Faye Lane's Beauty Shop Stories
nytheatre.com review by Megin Jimenez
August 14, 2010
Faye Lane's Beauty Shop Stories is a light, sweet confection, a blend of storytelling and song. The set is minimal, a bare stage with a piano. A platinum blonde dressed in black takes the microphone and unfolds the story of her life, centering on her childhood spent amid Texas ladies gettin' their hair done at her mother's little beauty salon.
Faye Lane has a cordial stage presence and a clear, high, and musical voice, which makes for a pleasant hour on the whole. She walks the line between well-rehearsed polish and folksy spontaneity, and the flashes of the latter are the most satisfying. Her portraits of the beauty shop ladies retain the most color and originality.

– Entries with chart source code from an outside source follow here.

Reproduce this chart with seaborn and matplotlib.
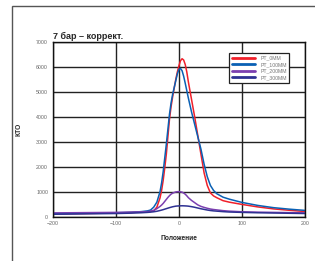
import pandas as pd
import seaborn as sns
import matplotlib.pyplot as plt
from matplotlib.patches import Rectangle

sns.set_theme(style='whitegrid', rc={'grid.color': '#222222', 'grid.linewidth': 1.0,
                                     'axes.edgecolor': '#111111', 'axes.linewidth': 1.0})
plt.rcParams['font.family'] = ['Liberation Sans', 'DejaVu Sans']

# Положение (позиция)
pos = [-200, -150, -100, -75, -60, -50, -45, -40, -35, -30, -27.5, -25, -22.5, -20, -17.5, -15, -12.5,
       -10, -5, -2.5, 0, 2.5, 5, 7.5, 10, 12.5, 15, 20, 25, 30, 35, 40, 45, 50, 55, 60, 70, 80,
       100, 125, 150, 175, 200]

pt_0mm = [110, 125, 145, 165, 190, 195, 210, 235, 380, 750, 1050, 1450, 1950, 2500, 3200, 3900, 4400,
          4800, 5500, 5800, 6050, 6250, 6330, 6280, 6100, 5800, 5400, 4700, 4000, 3250, 2500, 1750, 1250,
          950, 830, 760, 640, 580, 490, 390, 310, 255, 205]
pt_100mm = [120, 135, 155, 175, 200, 230, 265, 380, 580, 1000, 1350, 1800, 2350, 2900, 3500, 4100, 4550,
            4900, 5450, 5720, 5900, 5940, 5850, 5630, 5350, 5050, 4750, 4200, 3700, 3200, 2700, 2100, 1600,
            1250, 1050, 920, 780, 700, 570, 450, 360, 300, 250]
pt_200mm = [150, 160, 170, 180, 190, 200, 220, 250, 320, 410, 465, 530, 610, 690, 770, 840, 900,
            940, 990, 1000, 1000, 995, 980, 945, 900, 835, 760, 650, 560, 470, 410, 370, 335,
            305, 285, 270, 240, 220, 195, 180, 170, 160, 150]
pt_300mm = [95, 110, 125, 140, 155, 170, 180, 195, 215, 245, 262, 280, 300, 320, 340, 360, 378,
            395, 420, 426, 430, 433, 435, 433, 430, 426, 420, 400, 375, 345, 315, 290, 265,
            245, 230, 220, 200, 185, 170, 155, 145, 135, 125]

series = {'PT_0MM': pt_0mm, 'PT_100MM': pt_100mm, 'PT_200MM': pt_200mm, 'PT_300MM': pt_300mm}
df = pd.concat([pd.DataFrame({'pos': pos, 'kto': v, 'name': k}) for k, v in series.items()])

palette = {'PT_0MM': '#f0202a', 'PT_100MM': '#0a60b4', 'PT_200MM': '#7b3fb0', 'PT_300MM': '#2e3192'}

fig = plt.figure(figsize=(3.15, 2.61), dpi=100)
ax = fig.add_axes([0.168, 0.170, 0.800, 0.669])

sns.lineplot(data=df, x='pos', y='kto', hue='name', palette=palette, linewidth=1.1, ax=ax, legend=True)

ax.set_xlim(-200, 200)
ax.set_ylim(0, 7000)
ax.set_xticks([-200, -100, 0, 100, 200])
ax.set_yticks(range(0, 7001, 1000))
ax.tick_params(labelsize=3.8, colors='#666666', length=2, width=0.8, pad=1.5)
ax.tick_params(axis='both', color='#111111')
ax.set_xlabel('Положение', fontsize=4.8, fontweight='bold', labelpad=6)
ax.set_ylabel('КТО', fontsize=4.8, fontweight='bold', labelpad=10)
ax.set_title('7 бар – коррект.', fontsize=6.5, fontweight='bold', loc='left', pad=2)

leg = ax.legend(loc='upper left', bbox_to_anchor=(229 / 315, 1 - 53 / 261), bbox_transform=fig.transFigure,
                fontsize=3.7, handlelength=4.6, handletextpad=1.0, labelspacing=0.3, borderpad=0.5,
                fancybox=False, framealpha=1, edgecolor='#222222', borderaxespad=0)
leg.get_frame().set_linewidth(0.9)
for t in leg.get_texts():
    t.set_color('#777777')
for h in leg.get_lines():
    h.set_linewidth(2.0)

# рамка вокруг рисунка
fig.patches.append(Rectangle((12 / 315, -0.1), 1.2, 1.1 - 6 / 261, transform=fig.transFigure,
                             fill=False, edgecolor='#555555', linewidth=1.0))

fig.savefig('out.png', dpi=100)
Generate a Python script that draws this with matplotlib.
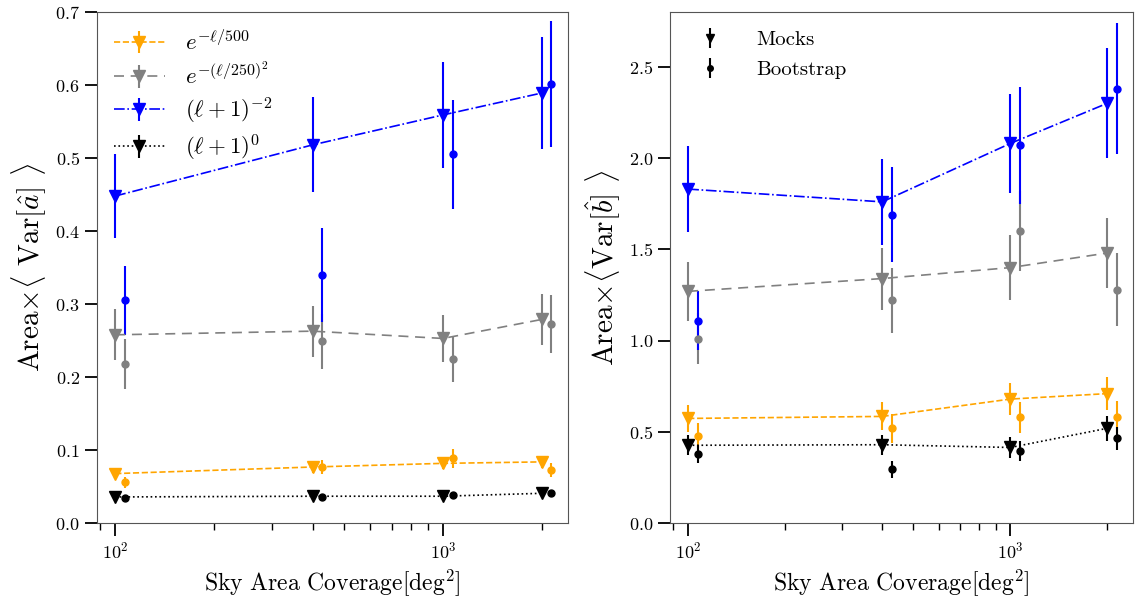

I was wanting more of Lane's sharp observations of life in this particular corner of the South, its food and language, and especially details of these women chatting under the hair dryers, guns in their purses, telling tall tales of aliens eating their laundry off the clothesline. Insights into the childhood imagination are also a highlight, in particular a fantasy sequence where Jesus is her imaginary best friend, coming along for a bike ride and treats at the convenience store.
The coherence peters out as the show turns into a sketch of the rest of Lane's life, and although it does hold some remarkable elements, it is the much more familiar story of the once-bullied girl who gets out of town and does her own thing, using Mama's good advice and her inner resources.
The show features lively original music by Keith Thompson, Larry Rosen and Carol Hall (the songwriter for The Best Little Whorehouse and Texas), moving between country and cabaret, in a pure singing style that reminded me of Dolly Parton, particularly a comic tune detailing a truck driver's exciting life on the road. Music director Andrew Graham also accompanies energetically on the piano. The audience left in high spirits, with bouncy music still ringing out, the very definition of lighthearted—Lane's mission seemed accomplished.